В 1923 году он издает песенки"Ковбой Джим" и "Летчик Вирт". Ноты их до сих пор не найдены. Зато известно, что через год-два появятся "Летчик Пьер" и Пилот Джим" композитора П.Эрлиха. Еще больше вольных и невольных подражаний вызвал знаменитый "Маленький Джонни", первый шлягер, принесший Фомину популярность. К середине 1920-х годов среди песенных героев уже жили многочисленные Джо, Джоны, Джонсы, Джимы, Джимми и Джиппи. Но затмить "Маленького Джонни" никому не удалось. Не случайно, что он выдержал три издания. Он звучал с эстрады, в театрах, в кабаре, на танцплощадках, в кинотеатрах и просто дома - настолько он был привлекателен и по музыке и по тексту. Особую прелесть песенке придавал ритм блестящего танго. Тогда начиналась вторая волна тангомании.
Стихи "Маленького Джонни" написала модная в те годы декадентская поэтесса Вера Инбер, с которой Фомин познакомился в кабаре "Не рыдай". Там она числилась артисткой. В основу сюжета песенки положена тема поломанной судьбы, к которой Фомин не раз будет возвращаться в своем творчестве. Герой - наивный и страстный юноша - бармен в баре "Пикадилли". На манер известного лондонского кабаре, свое "Пикадилли" существовало в те годы и в Москве на Тверской. Рассказ в песенке ведется от лица обольстительницы Джонни - уставшей от жизни и ролей актрисы. Вскружив доверчивому юнцу голову, она выгоняет его. Джонни теряет работу, опускается на дно, становится нищим и вором. Вот эта нотка сострадания к поруганным и униженным всегда присутствует в произведениях Фомина.

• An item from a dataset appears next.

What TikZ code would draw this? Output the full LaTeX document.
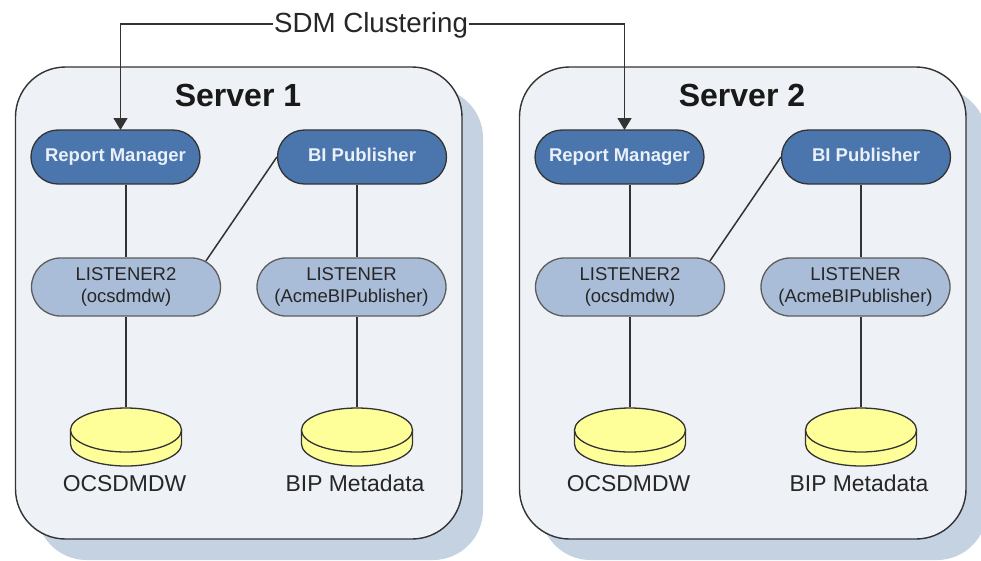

Мы не знаем точно, к какому спектаклю и для какого театра была сочинена эта песенка. Известно только, что Фомин посвятил ее солистке театра "Павлиний хвост" Лидии Колумбовой, совсем недавно блиставшей в составе "Летучей мыши". Как признанного мастера исполнения интимных песенок и шансонеток ее сравнивали с Ивет Гильбер. Эта популярная звезда эстрады и оперетты 1920-х годов и стала первой исполнительницей «Джонни».